Rush of confidence
Backup QB supplies Dallas with momentum for November
DALLAS — There was just something about that final winning pass, the one that silenced those Viking horns once and for all late Sunday night, the manner in which the poised quarterback leaned back and made a no-body throw, just a flick of the wrist really to loft the ball into Amari Cooper’s arms for the final points Sunday night …
Yes, I’ll just go ahead and say it. Watch it over and over, and Cooper Rush looks like Aaron Rodgers on that play.
Hey, I’ve said sillier things. I said the Vikings were better than their record. I said Kirk Cousins gave Minnesota a real chance to end Dallas’ winning streak. I occasionally forget that, among passers with decent numbers, no one can make a difficult situation look impossible quite like Cousins (unless you count Carson Wentz as having decent numbers).
As we look at the Cowboys going forward, we know now that they can go on the road, lose the turnover battle, lose the penalty battle, lose Dak Prescott (although it certainly seems that decision was made days ahead of time) and still defeat a .500 team. That’s what Cooper Rush gave Dallas with
his 325-yard debut, with his heavy reliance on Cooper and Ceedee Lamb doing the damage to keep the Cowboys in the hunt for the best record in the NFC.
There’s no reason not to mention that hunt, even with 10 regular season games tro go. The only team among the NFC’S Power Five that had a more impressive weekend than the Cowboys was Green Bay. Dallas won without its quarterback. The Packers won without everything else, and they did it against what had been the league’s last undefeated team.
It’s entirely possible Rush will never again earn a onegame or even one-pass comparison to Rodgers. Rush probably has no insurance commercials in his future. But there’s an enormous importance in believing that your team can win a game or two if needed without its quarterback, even when that quarterback is one of the best in the league. I saw it up close when the Cowboys
were winning Super Bowls.
In the days just before free agency, the Cowboys had supreme belief in Steve Beuerlein as Troy Aikman’s backup. They had seen Beuerlein drive the team to five straight wins to reach the playoffs in 1991, even guide them to a postseason win in Chicago. While he didn’t have to play important moments in 1992, I can assure you that confidence in Beuerlein remained an important component in that team’s supreme selfbelief as it won its first Super Bowl of the ’90s.

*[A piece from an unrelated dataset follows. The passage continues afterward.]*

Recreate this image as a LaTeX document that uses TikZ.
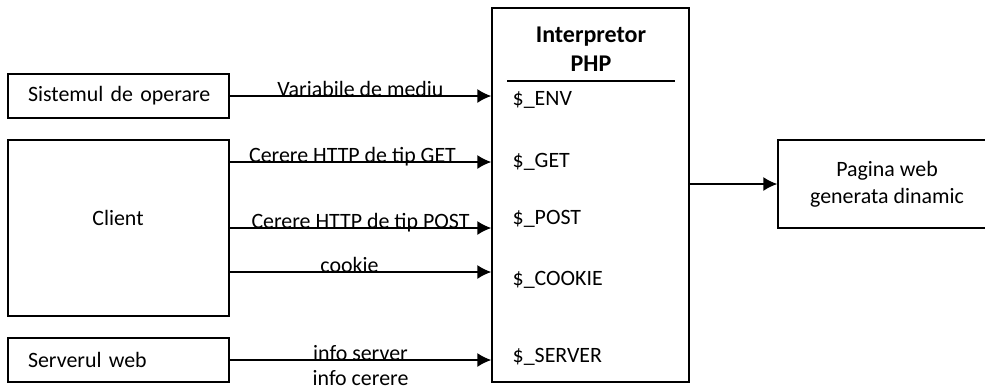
\documentclass[tikz,border=0pt,11pt]{standalone}
\usepackage{fontspec}
\setmainfont{Carlito}
\usetikzlibrary{arrows.meta}
\tikzset{>={Latex[length=7pt,width=7pt]}}
\tikzset{box/.style = {draw, inner sep=0pt},
         src/.style = {box, minimum width=110.5pt, text width=90.5pt, align=left},
         lbl/.style = {anchor=base, inner sep=0pt}}

\begin{document}
\begin{tikzpicture}[x=0.5pt, y=-0.5pt, line width=0.7pt]
\clip (0,0) rectangle (985,388);
% sources
\node[src, minimum height=22pt] (os) at (118.5,96) {\mbox{Sistemul de operare}};
\node[src, minimum height=88pt] (client) at (118.5,228) {};
\node (clienttxt) at (118,218) {Client};
\node[src, minimum height=22pt] (srv) at (118.5,360) {\mbox{Serverul web}};
% interpreter with its arrays
\node[box, minimum width=98.5pt, minimum height=187pt] (php) at (590.5,195) {};
\node[font=\fontsize{12}{14.5}\selectfont\bfseries, align=center] (title) at (591,49) {Interpretor\\PHP};
\draw (507,81) -- (675,81);
\node[anchor=base west, inner sep=0pt] (env) at (512,105) {\$\_ENV};
\node[anchor=base west, inner sep=0pt] (get) at (512,167) {\$\_GET};
\node[anchor=base west, inner sep=0pt] (post) at (512,224) {\$\_POST};
\node[anchor=base west, inner sep=0pt] (cookie) at (512,285) {\$\_COOKIE};
\node[anchor=base west, inner sep=0pt] (server) at (512,362) {\$\_SERVER};
% result
\node[box, minimum width=109pt, minimum height=44pt, align=center] (page) at (887,184) {Pagina web\\generata dinamic};
% arrows
\draw[->] (os.east) -- node[lbl] {Variabile de mediu} (os.east -| php.west);
\foreach \y/\dx/\txt in {162/-4/Cerere HTTP de tip GET, 228/0/Cerere HTTP de tip POST, 272/-5.5/cookie}
  \draw[->] (client.east |- 0,\y) -- node[lbl, xshift=\dx pt] {\txt} (php.west |- 0,\y);
\draw[->] (srv.east) -- node[lbl] {info server} node[lbl, yshift=-12.5pt] {info cerere} (srv.east -| php.west);
\draw[->] (php.east |- page.west) -- (page.west);
\end{tikzpicture}
\end{document}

A year later with Beuerlein having cashed in on free agency millions with the Phoenix Cardinals, the confidence in Hugh Millen was not there. Just FYI, young backup Jason Garrett had not yet delivered his Thanksgiving heroics against Green Bay, those would come in 1994.
But when Cleveland released Bernie Kosar in November, Cowboys owner Jerry Jones stepped to the plate and paid $1 million to secure that veteran backup. Kosar came up big in December and even filled in during the NFC Championship following Aikman’s concussion.
So while the Cowboys did not retain veteran Andy Dalton after last season, it can safely be said this team has as much belief in Rush as it would have in a vastly more experienced backup. That’s an intangible benefit that comes directly from the club’s sixth win in a row.
While Rush and Cooper and Lamb and Randy Gregory and the defensive front deserve all the credit they have received for Sunday’s 20-16 victory, it should be mentioned that it does not happen, or at least happens differently in overtime, without Ezekiel Elliott. His third-and-11 check down from Rush in the final minute should have gained six
or seven yards. But Elliott blew through two tacklers, shrugging off linebacker Anthony Barr and cornerback Mackensie Alexander to fight for 15 yards.
Without that effort, the Cowboys kick a tying field goal (Greg Zuerlein hopes), and we see how the overtime coin toss goes. On a night where running the ball efficiently was almost impossible — Elliott’s 15yard catch made it possible for Cooper to haul in the winning throw.
He didn’t get to walk off with the championship belt that Rodgers has simulated wearing throughout his career, just a tough road win in his first NFL start. The competition for belts and rings comes later, but it’s November now, it feels like football season, and the Cowboys and their confidence are riding high.